### ENTRIES SHOWN
========

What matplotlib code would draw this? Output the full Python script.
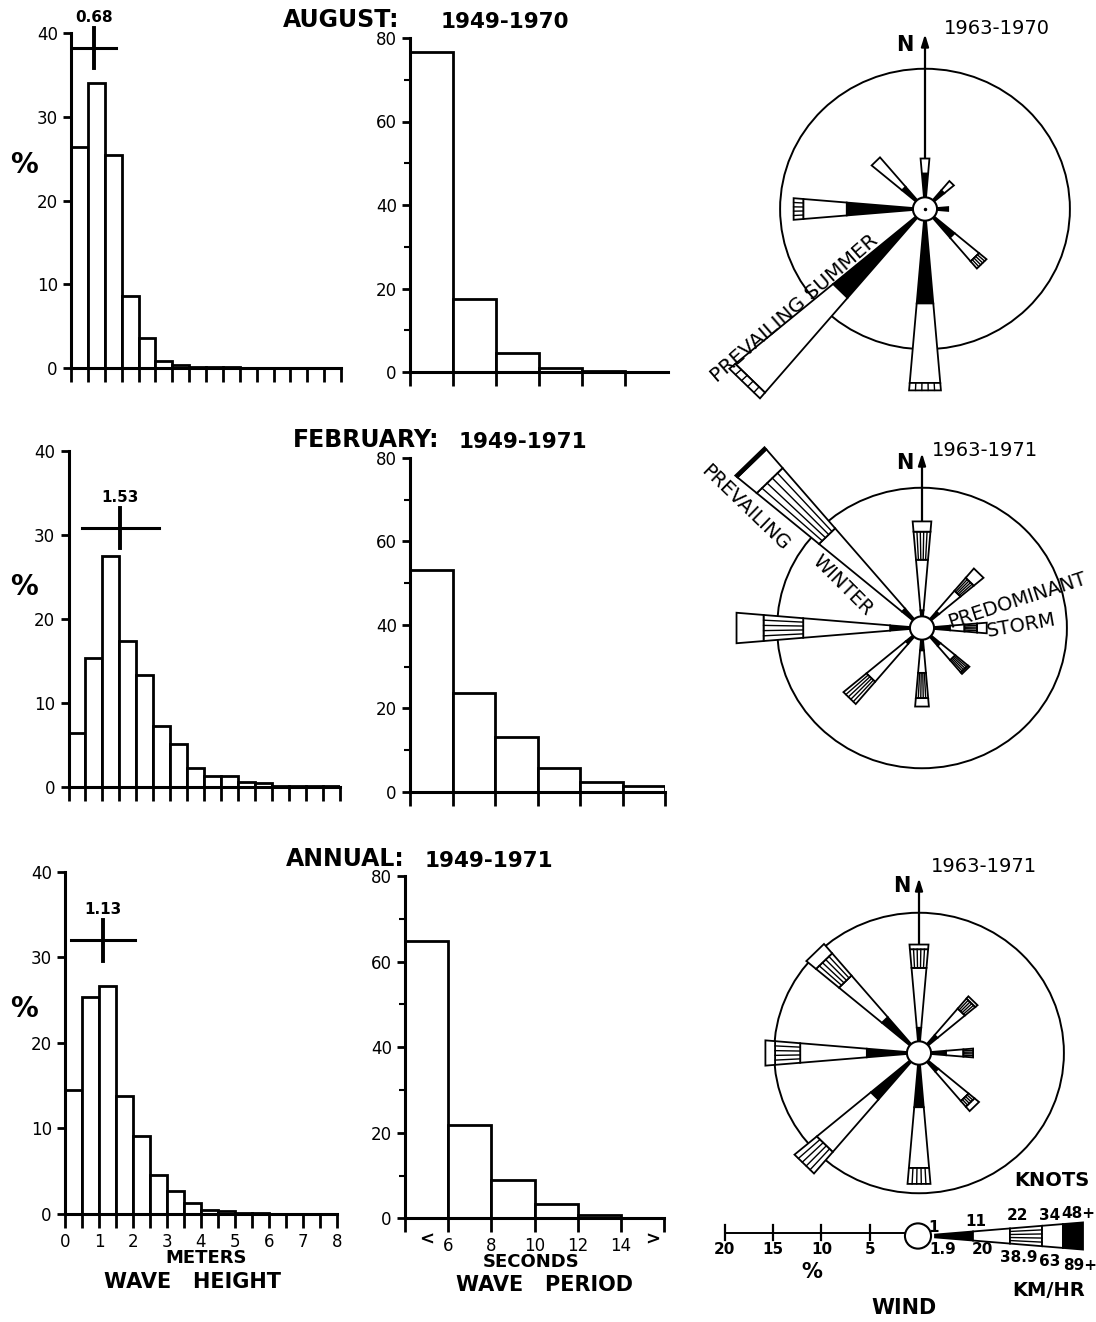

========

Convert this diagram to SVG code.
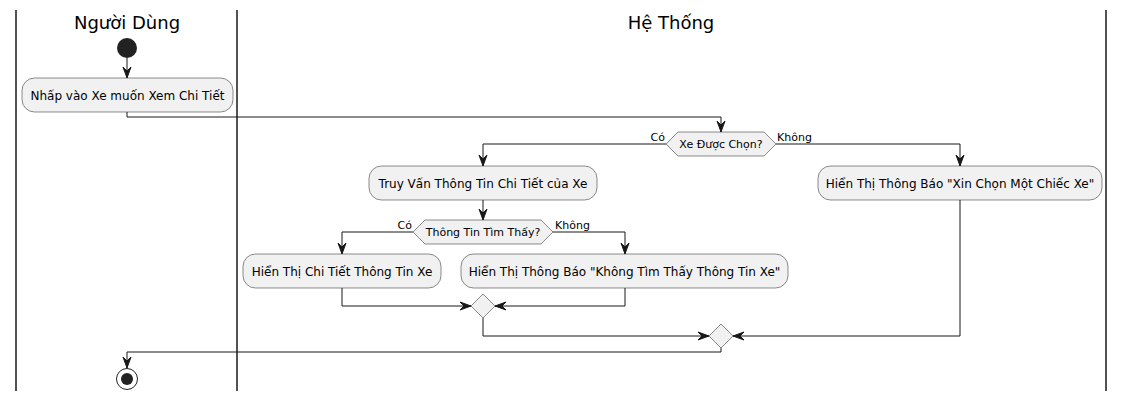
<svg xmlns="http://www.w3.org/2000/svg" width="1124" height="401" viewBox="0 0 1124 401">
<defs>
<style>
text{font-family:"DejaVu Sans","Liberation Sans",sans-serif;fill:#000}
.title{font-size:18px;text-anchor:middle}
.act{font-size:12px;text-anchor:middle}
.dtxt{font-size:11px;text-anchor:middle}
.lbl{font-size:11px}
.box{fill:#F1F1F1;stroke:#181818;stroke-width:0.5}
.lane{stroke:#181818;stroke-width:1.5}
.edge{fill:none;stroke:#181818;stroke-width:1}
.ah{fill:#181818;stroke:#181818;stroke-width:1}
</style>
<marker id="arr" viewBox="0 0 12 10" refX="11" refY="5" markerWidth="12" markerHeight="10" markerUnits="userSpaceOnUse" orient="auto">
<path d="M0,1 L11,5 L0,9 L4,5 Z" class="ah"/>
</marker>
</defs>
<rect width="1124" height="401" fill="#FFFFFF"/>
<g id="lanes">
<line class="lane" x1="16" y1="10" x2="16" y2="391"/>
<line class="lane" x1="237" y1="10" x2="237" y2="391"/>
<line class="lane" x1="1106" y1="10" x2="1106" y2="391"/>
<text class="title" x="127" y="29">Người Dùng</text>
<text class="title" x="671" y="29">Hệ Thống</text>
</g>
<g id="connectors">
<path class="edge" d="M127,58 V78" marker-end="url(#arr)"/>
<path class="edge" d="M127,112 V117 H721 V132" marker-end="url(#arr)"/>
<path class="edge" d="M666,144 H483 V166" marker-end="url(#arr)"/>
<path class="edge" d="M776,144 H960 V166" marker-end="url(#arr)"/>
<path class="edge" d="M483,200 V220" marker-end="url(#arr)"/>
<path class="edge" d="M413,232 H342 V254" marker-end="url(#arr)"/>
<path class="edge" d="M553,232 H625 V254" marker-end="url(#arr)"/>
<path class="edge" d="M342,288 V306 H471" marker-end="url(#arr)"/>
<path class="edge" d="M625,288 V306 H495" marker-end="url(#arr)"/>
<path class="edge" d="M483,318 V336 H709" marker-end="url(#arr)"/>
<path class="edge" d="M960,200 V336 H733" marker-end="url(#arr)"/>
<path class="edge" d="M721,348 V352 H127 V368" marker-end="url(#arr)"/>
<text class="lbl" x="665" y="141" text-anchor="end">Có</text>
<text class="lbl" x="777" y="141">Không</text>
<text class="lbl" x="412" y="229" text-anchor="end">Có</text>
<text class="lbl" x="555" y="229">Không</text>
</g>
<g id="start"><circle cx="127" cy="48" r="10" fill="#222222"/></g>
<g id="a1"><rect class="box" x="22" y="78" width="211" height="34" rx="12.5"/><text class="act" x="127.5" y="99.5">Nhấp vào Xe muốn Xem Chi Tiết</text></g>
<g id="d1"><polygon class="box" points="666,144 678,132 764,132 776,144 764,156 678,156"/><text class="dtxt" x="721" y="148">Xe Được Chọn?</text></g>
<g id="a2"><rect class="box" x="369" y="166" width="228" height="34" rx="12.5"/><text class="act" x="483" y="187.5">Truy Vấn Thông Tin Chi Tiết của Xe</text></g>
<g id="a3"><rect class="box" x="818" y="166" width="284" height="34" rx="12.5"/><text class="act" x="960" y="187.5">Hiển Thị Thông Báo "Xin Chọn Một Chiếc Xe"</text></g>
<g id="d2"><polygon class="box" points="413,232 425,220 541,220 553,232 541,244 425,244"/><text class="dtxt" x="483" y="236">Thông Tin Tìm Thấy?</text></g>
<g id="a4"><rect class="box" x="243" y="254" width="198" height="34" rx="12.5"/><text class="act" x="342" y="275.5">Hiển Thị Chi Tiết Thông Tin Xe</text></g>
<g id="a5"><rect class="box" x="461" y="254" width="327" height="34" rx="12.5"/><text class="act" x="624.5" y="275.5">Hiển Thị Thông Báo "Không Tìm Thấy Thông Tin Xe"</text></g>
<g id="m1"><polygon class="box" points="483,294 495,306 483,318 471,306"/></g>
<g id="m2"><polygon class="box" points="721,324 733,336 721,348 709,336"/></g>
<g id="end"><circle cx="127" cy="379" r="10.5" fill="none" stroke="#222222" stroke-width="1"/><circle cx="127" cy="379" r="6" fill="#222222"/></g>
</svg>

========

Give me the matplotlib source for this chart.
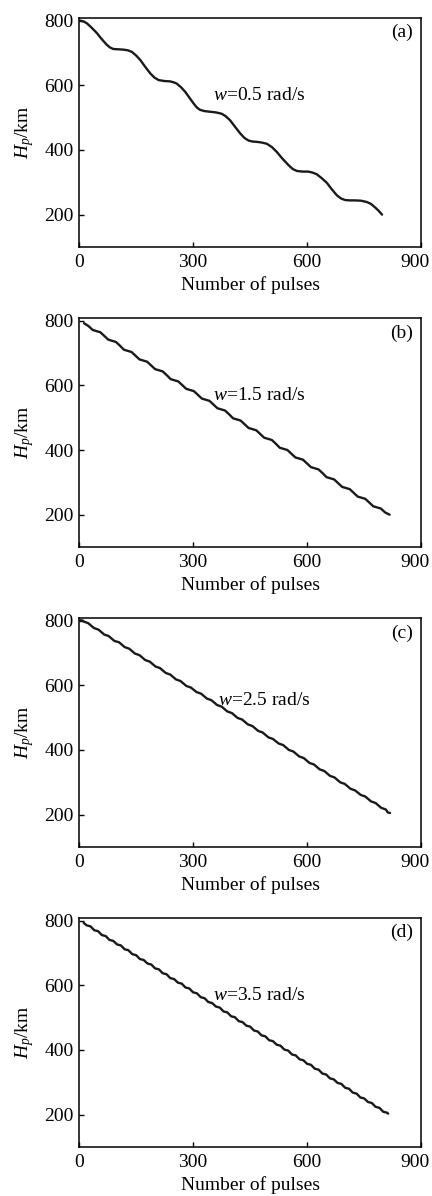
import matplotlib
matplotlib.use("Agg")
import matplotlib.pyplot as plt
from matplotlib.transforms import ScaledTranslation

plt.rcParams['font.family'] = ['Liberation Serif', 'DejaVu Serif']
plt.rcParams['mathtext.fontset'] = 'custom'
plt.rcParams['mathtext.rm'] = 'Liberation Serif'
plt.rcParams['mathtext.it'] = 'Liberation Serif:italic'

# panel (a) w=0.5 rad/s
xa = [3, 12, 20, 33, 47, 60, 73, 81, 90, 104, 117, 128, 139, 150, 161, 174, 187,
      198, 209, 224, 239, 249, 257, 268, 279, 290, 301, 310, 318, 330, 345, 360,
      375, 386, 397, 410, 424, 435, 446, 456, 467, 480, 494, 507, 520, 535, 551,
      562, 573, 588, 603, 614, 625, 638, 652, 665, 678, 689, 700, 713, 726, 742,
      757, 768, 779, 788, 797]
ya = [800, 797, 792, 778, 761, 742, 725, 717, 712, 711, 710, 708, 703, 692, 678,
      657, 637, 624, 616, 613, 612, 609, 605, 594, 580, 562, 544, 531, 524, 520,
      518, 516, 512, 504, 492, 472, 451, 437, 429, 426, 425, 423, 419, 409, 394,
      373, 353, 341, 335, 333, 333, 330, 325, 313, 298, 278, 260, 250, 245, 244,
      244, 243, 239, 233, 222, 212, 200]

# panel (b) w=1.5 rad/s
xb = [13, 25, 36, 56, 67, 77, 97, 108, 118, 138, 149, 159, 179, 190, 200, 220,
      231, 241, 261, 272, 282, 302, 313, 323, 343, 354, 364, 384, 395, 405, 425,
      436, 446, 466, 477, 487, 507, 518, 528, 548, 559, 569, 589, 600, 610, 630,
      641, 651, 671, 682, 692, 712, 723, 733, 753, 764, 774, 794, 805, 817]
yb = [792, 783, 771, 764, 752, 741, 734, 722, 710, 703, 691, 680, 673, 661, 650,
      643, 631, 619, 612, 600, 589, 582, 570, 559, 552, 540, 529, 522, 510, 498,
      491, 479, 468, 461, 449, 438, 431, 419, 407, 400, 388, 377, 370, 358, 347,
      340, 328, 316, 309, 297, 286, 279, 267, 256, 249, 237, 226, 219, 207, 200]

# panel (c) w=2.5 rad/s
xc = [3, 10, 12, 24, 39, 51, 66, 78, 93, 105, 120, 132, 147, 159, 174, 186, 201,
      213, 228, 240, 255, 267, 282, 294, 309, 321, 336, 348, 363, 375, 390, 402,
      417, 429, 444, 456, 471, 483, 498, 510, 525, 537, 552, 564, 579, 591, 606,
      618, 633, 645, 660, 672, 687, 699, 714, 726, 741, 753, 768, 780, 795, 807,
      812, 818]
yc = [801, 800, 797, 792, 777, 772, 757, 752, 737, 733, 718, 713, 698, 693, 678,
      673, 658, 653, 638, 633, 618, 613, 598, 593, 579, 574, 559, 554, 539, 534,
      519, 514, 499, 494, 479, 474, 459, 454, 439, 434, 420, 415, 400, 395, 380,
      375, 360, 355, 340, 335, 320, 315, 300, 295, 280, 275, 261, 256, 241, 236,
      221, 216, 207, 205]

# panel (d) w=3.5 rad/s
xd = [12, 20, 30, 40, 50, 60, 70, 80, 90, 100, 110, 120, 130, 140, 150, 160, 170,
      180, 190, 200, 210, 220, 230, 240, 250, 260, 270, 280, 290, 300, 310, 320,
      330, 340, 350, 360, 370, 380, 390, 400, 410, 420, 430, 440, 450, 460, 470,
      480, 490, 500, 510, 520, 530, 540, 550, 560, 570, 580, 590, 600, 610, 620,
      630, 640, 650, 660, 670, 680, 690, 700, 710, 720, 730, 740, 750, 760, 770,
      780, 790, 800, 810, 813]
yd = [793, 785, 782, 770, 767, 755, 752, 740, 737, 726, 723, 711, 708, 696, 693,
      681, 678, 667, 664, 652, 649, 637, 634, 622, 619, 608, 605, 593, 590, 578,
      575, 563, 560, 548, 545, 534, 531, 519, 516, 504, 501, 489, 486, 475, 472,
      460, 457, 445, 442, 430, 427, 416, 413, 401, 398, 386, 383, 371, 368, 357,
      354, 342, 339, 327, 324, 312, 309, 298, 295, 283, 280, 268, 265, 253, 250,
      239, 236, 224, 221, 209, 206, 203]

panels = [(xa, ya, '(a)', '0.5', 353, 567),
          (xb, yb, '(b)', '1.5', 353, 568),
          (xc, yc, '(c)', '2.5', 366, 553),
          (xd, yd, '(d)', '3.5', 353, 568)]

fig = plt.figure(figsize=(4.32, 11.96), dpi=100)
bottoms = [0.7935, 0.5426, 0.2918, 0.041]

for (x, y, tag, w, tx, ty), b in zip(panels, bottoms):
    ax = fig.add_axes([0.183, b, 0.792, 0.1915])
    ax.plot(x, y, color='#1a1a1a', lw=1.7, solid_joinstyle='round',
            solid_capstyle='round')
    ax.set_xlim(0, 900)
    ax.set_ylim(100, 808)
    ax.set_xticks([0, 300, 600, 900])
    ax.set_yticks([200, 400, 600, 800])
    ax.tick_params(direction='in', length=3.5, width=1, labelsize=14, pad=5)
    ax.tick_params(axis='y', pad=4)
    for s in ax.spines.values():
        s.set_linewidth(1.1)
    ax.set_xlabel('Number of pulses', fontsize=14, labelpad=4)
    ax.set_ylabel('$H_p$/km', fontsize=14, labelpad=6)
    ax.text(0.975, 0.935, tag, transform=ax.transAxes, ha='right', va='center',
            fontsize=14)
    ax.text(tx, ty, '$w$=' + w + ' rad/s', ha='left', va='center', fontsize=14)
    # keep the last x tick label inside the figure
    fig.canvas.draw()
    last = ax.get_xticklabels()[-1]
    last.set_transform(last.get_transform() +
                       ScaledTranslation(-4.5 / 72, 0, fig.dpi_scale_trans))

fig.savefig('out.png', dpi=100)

========

### INSTRUCTIONS TO FOLLOW
Go back to the listing above and reproduce, exactly, the stretch from the line bearing "Give me the matplotlib source for this chart." through the line bearing "219, 207, 200]", without its pictures.

### THE RESPONSE
Give me the matplotlib source for this chart.
import matplotlib
matplotlib.use("Agg")
import matplotlib.pyplot as plt
from matplotlib.transforms import ScaledTranslation

plt.rcParams['font.family'] = ['Liberation Serif', 'DejaVu Serif']
plt.rcParams['mathtext.fontset'] = 'custom'
plt.rcParams['mathtext.rm'] = 'Liberation Serif'
plt.rcParams['mathtext.it'] = 'Liberation Serif:italic'

# panel (a) w=0.5 rad/s
xa = [3, 12, 20, 33, 47, 60, 73, 81, 90, 104, 117, 128, 139, 150, 161, 174, 187,
      198, 209, 224, 239, 249, 257, 268, 279, 290, 301, 310, 318, 330, 345, 360,
      375, 386, 397, 410, 424, 435, 446, 456, 467, 480, 494, 507, 520, 535, 551,
      562, 573, 588, 603, 614, 625, 638, 652, 665, 678, 689, 700, 713, 726, 742,
      757, 768, 779, 788, 797]
ya = [800, 797, 792, 778, 761, 742, 725, 717, 712, 711, 710, 708, 703, 692, 678,
      657, 637, 624, 616, 613, 612, 609, 605, 594, 580, 562, 544, 531, 524, 520,
      518, 516, 512, 504, 492, 472, 451, 437, 429, 426, 425, 423, 419, 409, 394,
      373, 353, 341, 335, 333, 333, 330, 325, 313, 298, 278, 260, 250, 245, 244,
      244, 243, 239, 233, 222, 212, 200]

# panel (b) w=1.5 rad/s
xb = [13, 25, 36, 56, 67, 77, 97, 108, 118, 138, 149, 159, 179, 190, 200, 220,
      231, 241, 261, 272, 282, 302, 313, 323, 343, 354, 364, 384, 395, 405, 425,
      436, 446, 466, 477, 487, 507, 518, 528, 548, 559, 569, 589, 600, 610, 630,
      641, 651, 671, 682, 692, 712, 723, 733, 753, 764, 774, 794, 805, 817]
yb = [792, 783, 771, 764, 752, 741, 734, 722, 710, 703, 691, 680, 673, 661, 650,
      643, 631, 619, 612, 600, 589, 582, 570, 559, 552, 540, 529, 522, 510, 498,
      491, 479, 468, 461, 449, 438, 431, 419, 407, 400, 388, 377, 370, 358, 347,
      340, 328, 316, 309, 297, 286, 279, 267, 256, 249, 237, 226, 219, 207, 200]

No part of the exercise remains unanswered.